"""

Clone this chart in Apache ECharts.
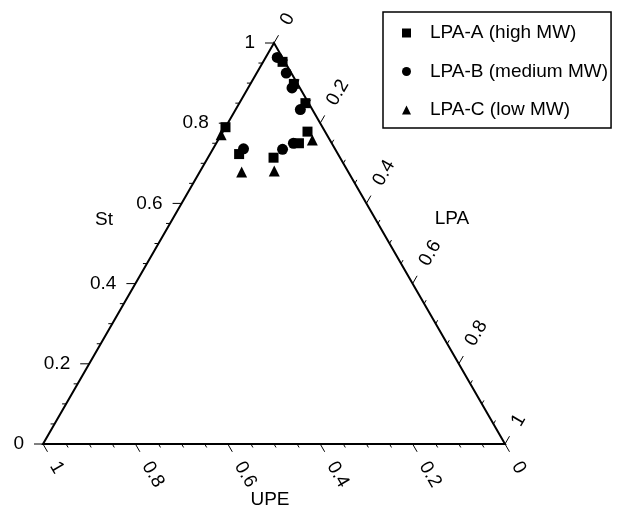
<!DOCTYPE html>
<html>
<head>
<meta charset="utf-8">
<script src="https://cdn.jsdelivr.net/npm/echarts@6/dist/echarts.min.js"></script>
<style>
  html, body { margin: 0; padding: 0; background: #fff; }
  #chart { width: 622px; height: 515px; }
</style>
</head>
<body>
<div id="chart"></div>
<script>
// each point: [UPE, St, LPA] (mass fractions)
const seriesNames = ["LPA-A (high MW)", "LPA-B (medium MW)", "LPA-C (low MW)"];
const lpaA = [
  [0.005, 0.953, 0.042],
  [0.008, 0.898, 0.094],
  [0.007, 0.850, 0.143],
  [0.210, 0.790, 0.000],
  [0.214, 0.723, 0.063],
  [0.144, 0.714, 0.142],
  [0.071, 0.750, 0.179],
  [0.038, 0.779, 0.183],
];
const lpaB = [
  [0.011, 0.964, 0.025],
  [0.011, 0.925, 0.064],
  [0.017, 0.888, 0.095],
  [0.026, 0.834, 0.140],
  [0.198, 0.736, 0.066],
  [0.114, 0.735, 0.151],
  [0.083, 0.750, 0.167],
];
const lpaC = [
  [0.229, 0.771, 0.000],
  [0.231, 0.678, 0.091],
  [0.159, 0.681, 0.160],
  [0.038, 0.758, 0.204],
];
const tickValues = [0, 0.2, 0.4, 0.6, 0.8, 1];
const tickLabels = ["0", "0.2", "0.4", "0.6", "0.8", "1"];

const H = Math.sqrt(3) / 2;
const FONT = "19px 'Liberation Sans', Arial, sans-serif";

// ternary -> plane coordinates
function toXY(p) {
  return [p[2] + p[1] / 2, p[1] * H];
}

function renderFrame(params, api) {
  const P = (u, s, l) => api.coord([l + s / 2, s * H]);
  const kids = [];
  const top = P(0, 1, 0), bl = P(1, 0, 0), br = P(0, 0, 1);
  kids.push({
    type: "polygon",
    shape: { points: [top, bl, br] },
    style: { fill: null, stroke: "#000", lineWidth: 2, lineJoin: "miter" },
  });
  const line = (a, b) => ({
    type: "line",
    shape: { x1: a[0], y1: a[1], x2: b[0], y2: b[1] },
    style: { stroke: "#000", lineWidth: 1 },
  });
  for (let i = 0; i <= 20; i++) {
    const v = i / 20;
    const len = i % 4 === 0 ? 9 : 4;
    let p = P(1 - v, v, 0); // St axis
    kids.push(line(p, [p[0] - len, p[1]]));
    p = P(v, 0, 1 - v); // UPE axis
    kids.push(line(p, [p[0] + len * 0.5, p[1] + len * H]));
    p = P(0, 1 - v, v); // LPA axis
    kids.push(line(p, [p[0] + len * 0.5, p[1] - len * H]));
  }
  const txt = (x, y, text, align, rot) => ({
    type: "text",
    x: x, y: y, rotation: rot,
    style: { text: text, font: FONT, fill: "#000", align: align, verticalAlign: "middle" },
  });
  const off = 22;
  tickValues.forEach((v, k) => {
    let p = P(1 - v, v, 0);
    kids.push(txt(p[0] - 19, p[1], tickLabels[k], "right", 0));
    p = P(v, 0, 1 - v);
    kids.push(txt(p[0] + off * 0.5, p[1] + off * H, tickLabels[k], "left", -Math.PI / 3));
    p = P(0, 1 - v, v);
    kids.push(txt(p[0] + off * 0.5, p[1] - off * H, tickLabels[k], "left", Math.PI / 3));
  });
  return { type: "group", children: kids };
}

const chart = echarts.init(document.getElementById("chart"));
const pointStyle = { color: "#000", opacity: 1 };
chart.setOption({
  animation: false,
  grid: { left: 43, right: 117, top: 43, bottom: 71 },
  xAxis: { type: "value", min: 0, max: 1, show: false },
  yAxis: { type: "value", min: 0, max: H, show: false },
  legend: {
    orient: "vertical",
    left: 383,
    top: 12,
    itemWidth: 9,
    itemHeight: 9,
    itemGap: 18.5,
    padding: [11, 3, 8, 19],
    borderColor: "#000",
    borderWidth: 1.5,
    selectedMode: false,
    textStyle: {
      fontSize: 19, color: "#000", lineHeight: 20,
      fontFamily: "'Liberation Sans', Arial, sans-serif",
      padding: [0, 0, 0, 14],
    },
    data: [
      { name: seriesNames[0], icon: "rect", itemStyle: { opacity: 1 } },
      { name: seriesNames[1], icon: "circle", itemStyle: { opacity: 1 } },
      { name: seriesNames[2], icon: "triangle", itemStyle: { opacity: 1 } },
    ],
  },
  graphic: [
    { type: "text", x: 104, y: 220, style: { text: "St", font: FONT, fill: "#000", align: "center", verticalAlign: "middle" } },
    { type: "text", x: 452, y: 219, style: { text: "LPA", font: FONT, fill: "#000", align: "center", verticalAlign: "middle" } },
    { type: "text", x: 270, y: 500, style: { text: "UPE", font: FONT, fill: "#000", align: "center", verticalAlign: "middle" } },
  ],
  series: [
    {
      type: "custom",
      silent: true,
      clip: false,
      renderItem: renderFrame,
      data: [[0, 0]],
      z: 1,
    },
    {
      name: seriesNames[0], type: "scatter", symbol: "rect", symbolSize: 10,
      itemStyle: pointStyle, data: lpaA.map(toXY), z: 3,
    },
    {
      name: seriesNames[1], type: "scatter", symbol: "circle", symbolSize: 11,
      itemStyle: pointStyle, data: lpaB.map(toXY), z: 3,
    },
    {
      name: seriesNames[2], type: "scatter", symbol: "triangle", symbolSize: 11,
      itemStyle: pointStyle, data: lpaC.map(toXY), z: 3,
    },
  ],
});
</script>
</body>
</html>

"""

[BRIEF] Leave out the pictures and output the rest of the material exactly as written.

[EXERCISE OUTPUT]
Clone this chart in Apache ECharts.
<!DOCTYPE html>
<html>
<head>
<meta charset="utf-8">
<script src="https://cdn.jsdelivr.net/npm/echarts@6/dist/echarts.min.js"></script>
<style>
  html, body { margin: 0; padding: 0; background: #fff; }
  #chart { width: 622px; height: 515px; }
</style>
</head>
<body>
<div id="chart"></div>
<script>
// each point: [UPE, St, LPA] (mass fractions)
const seriesNames = ["LPA-A (high MW)", "LPA-B (medium MW)", "LPA-C (low MW)"];
const lpaA = [
  [0.005, 0.953, 0.042],
  [0.008, 0.898, 0.094],
  [0.007, 0.850, 0.143],
  [0.210, 0.790, 0.000],
  [0.214, 0.723, 0.063],
  [0.144, 0.714, 0.142],
  [0.071, 0.750, 0.179],
  [0.038, 0.779, 0.183],
];
const lpaB = [
  [0.011, 0.964, 0.025],
  [0.011, 0.925, 0.064],
  [0.017, 0.888, 0.095],
  [0.026, 0.834, 0.140],
  [0.198, 0.736, 0.066],
  [0.114, 0.735, 0.151],
  [0.083, 0.750, 0.167],
];
const lpaC = [
  [0.229, 0.771, 0.000],
  [0.231, 0.678, 0.091],
  [0.159, 0.681, 0.160],
  [0.038, 0.758, 0.204],
];
const tickValues = [0, 0.2, 0.4, 0.6, 0.8, 1];
const tickLabels = ["0", "0.2", "0.4", "0.6", "0.8", "1"];

const H = Math.sqrt(3) / 2;
const FONT = "19px 'Liberation Sans', Arial, sans-serif";

// ternary -> plane coordinates
function toXY(p) {
  return [p[2] + p[1] / 2, p[1] * H];
}

function renderFrame(params, api) {
  const P = (u, s, l) => api.coord([l + s / 2, s * H]);
  const kids = [];
  const top = P(0, 1, 0), bl = P(1, 0, 0), br = P(0, 0, 1);
  kids.push({
    type: "polygon",
    shape: { points: [top, bl, br] },
    style: { fill: null, stroke: "#000", lineWidth: 2, lineJoin: "miter" },
  });
  const line = (a, b) => ({
    type: "line",
    shape: { x1: a[0], y1: a[1], x2: b[0], y2: b[1] },
    style: { stroke: "#000", lineWidth: 1 },
  });
  for (let i = 0; i <= 20; i++) {
    const v = i / 20;
    const len = i % 4 === 0 ? 9 : 4;
    let p = P(1 - v, v, 0); // St axis
    kids.push(line(p, [p[0] - len, p[1]]));
    p = P(v, 0, 1 - v); // UPE axis
    kids.push(line(p, [p[0] + len * 0.5, p[1] + len * H]));
    p = P(0, 1 - v, v); // LPA axis
    kids.push(line(p, [p[0] + len * 0.5, p[1] - len * H]));
  }
  const txt = (x, y, text, align, rot) => ({
    type: "text",
    x: x, y: y, rotation: rot,
    style: { text: text, font: FONT, fill: "#000", align: align, verticalAlign: "middle" },
  });
  const off = 22;
  tickValues.forEach((v, k) => {
    let p = P(1 - v, v, 0);
    kids.push(txt(p[0] - 19, p[1], tickLabels[k], "right", 0));
    p = P(v, 0, 1 - v);
    kids.push(txt(p[0] + off * 0.5, p[1] + off * H, tickLabels[k], "left", -Math.PI / 3));
    p = P(0, 1 - v, v);
    kids.push(txt(p[0] + off * 0.5, p[1] - off * H, tickLabels[k], "left", Math.PI / 3));
  });
  return { type: "group", children: kids };
}

const chart = echarts.init(document.getElementById("chart"));
const pointStyle = { color: "#000", opacity: 1 };
chart.setOption({
  animation: false,
  grid: { left: 43, right: 117, top: 43, bottom: 71 },
  xAxis: { type: "value", min: 0, max: 1, show: false },
  yAxis: { type: "value", min: 0, max: H, show: false },
  legend: {
    orient: "vertical",
    left: 383,
    top: 12,
    itemWidth: 9,
    itemHeight: 9,
    itemGap: 18.5,
    padding: [11, 3, 8, 19],
    borderColor: "#000",
    borderWidth: 1.5,
    selectedMode: false,
    textStyle: {
      fontSize: 19, color: "#000", lineHeight: 20,
      fontFamily: "'Liberation Sans', Arial, sans-serif",
      padding: [0, 0, 0, 14],
    },
    data: [
      { name: seriesNames[0], icon: "rect", itemStyle: { opacity: 1 } },
      { name: seriesNames[1], icon: "circle", itemStyle: { opacity: 1 } },
      { name: seriesNames[2], icon: "triangle", itemStyle: { opacity: 1 } },
    ],
  },
  graphic: [
    { type: "text", x: 104, y: 220, style: { text: "St", font: FONT, fill: "#000", align: "center", verticalAlign: "middle" } },
    { type: "text", x: 452, y: 219, style: { text: "LPA", font: FONT, fill: "#000", align: "center", verticalAlign: "middle" } },
    { type: "text", x: 270, y: 500, style: { text: "UPE", font: FONT, fill: "#000", align: "center", verticalAlign: "middle" } },
  ],
  series: [
    {
      type: "custom",
      silent: true,
      clip: false,
      renderItem: renderFrame,
      data: [[0, 0]],
      z: 1,
    },
    {
      name: seriesNames[0], type: "scatter", symbol: "rect", symbolSize: 10,
      itemStyle: pointStyle, data: lpaA.map(toXY), z: 3,
    },
    {
      name: seriesNames[1], type: "scatter", symbol: "circle", symbolSize: 11,
      itemStyle: pointStyle, data: lpaB.map(toXY), z: 3,
    },
    {
      name: seriesNames[2], type: "scatter", symbol: "triangle", symbolSize: 11,
      itemStyle: pointStyle, data: lpaC.map(toXY), z: 3,
    },
  ],
});
</script>
</body>
</html>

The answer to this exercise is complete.